The statute was originally passed on Feb. 5, 1829 (Vol. 7, Laws of Del., p. 299). The plaintiff seems to place reliance upon this statute and has specifically asked the Court to consider it. Under these circumstances, even at the expense of prolonging the discussion, it seems material that I state, as clearly as I can, that in my opinion the cited statute has no particular bearing upon the question before us.

In the first place in this case no rights or interests of strangers or third' persons are involved. Here we have the original parties to the deed. The original Act was passed in 1829 for inclusion in the new Code then in course of preparation. The Hon. Willard Hall, then United States Judge for the District of Delaware, had been employed by the Delaware Legislature to prepare a new Revised Code, and to prepare amendments to existing Acts, for inclusion *400therein. Judge Hall prepared the Act in question, and in his explanatory notes (House Journal 1829, p. 43) said “The provisions respecting mortgages and conveyances in the nature of mortgages are substantially the same as now in force”. In the Act of Feb. 5, 1829 (Vol. 7, p. 299) we find the Act as hereinabove quoted. We are there referred to Vol. 1, Delaware Laws, p. 223, as the law that is being affected by the new provision. By turning to Vol. 1, page 223 (Sec. 9, Chapter 83, Vol. 1) the purpose of the provision of 1829 is made reasonably clear. In Vol. 1, page 223 it was recited that some persons lent money on mortgages taking absolute deeds therefor, which were recorded and giving separate defeasances which were not recorded, and upon payment of the debt to return the deed with a short release endorsed thereon, which was not recorded, thus creating disputes as to title. The Act then required in every case that an absolute deed was taken and a defeazance or written contract for redemption or discharge was given, that it was the duty of the mortgagor to have the defeazance recorded within 12 months or he would lose its benefit. The Act of 1829 has obviously the same purpose in mind, viz.: of making certain between the grantor and grantee of the absolute deed the conditions under which it was given. In the present case the defeasance contract itself is recorded and in evidence in this case.

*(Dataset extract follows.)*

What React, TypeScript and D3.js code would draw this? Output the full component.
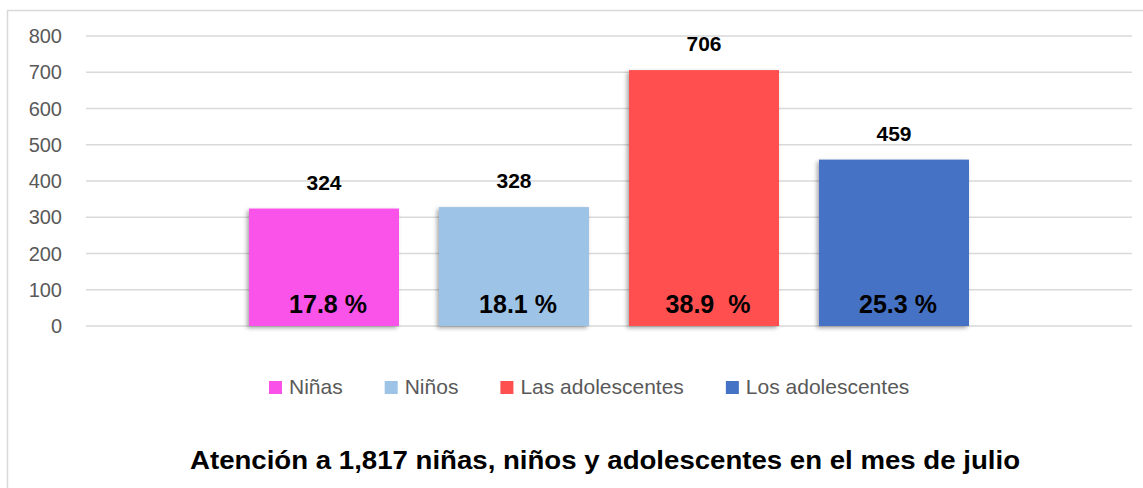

It may be noted, too, that the statute only affects the record of the Deed. It does not purport to make void the transaction or deed itself, as between the original parties, and I think it has no material effect upon the present questions.

I recognize that this proceeding has been prolonged. I can only justify the length of my observations by the thought that the case embodies intricate and important legal questions, and by my desire to give them at least a portion of the attention which they deserve.

*401My conclusion, therefore, must be that I must give binding instructions for you to find a verdict for the defendants. This is based upon the fact that upon the death of Dr. Thomas B. Bradford, if he be dead, he was not seized of such an estate or interest in the premises in dispute as would entitle his widow to dower. This conclusion is reached by me upon a consideration both of the provisions of the will of Lucinda Hall Bradford and also of the deed from Thomas B. Bradford and his wife, the present plaintiff, dated May 29, 1893, to Lucinda H. Bradford, one of the defendants in whom the legal title still exists.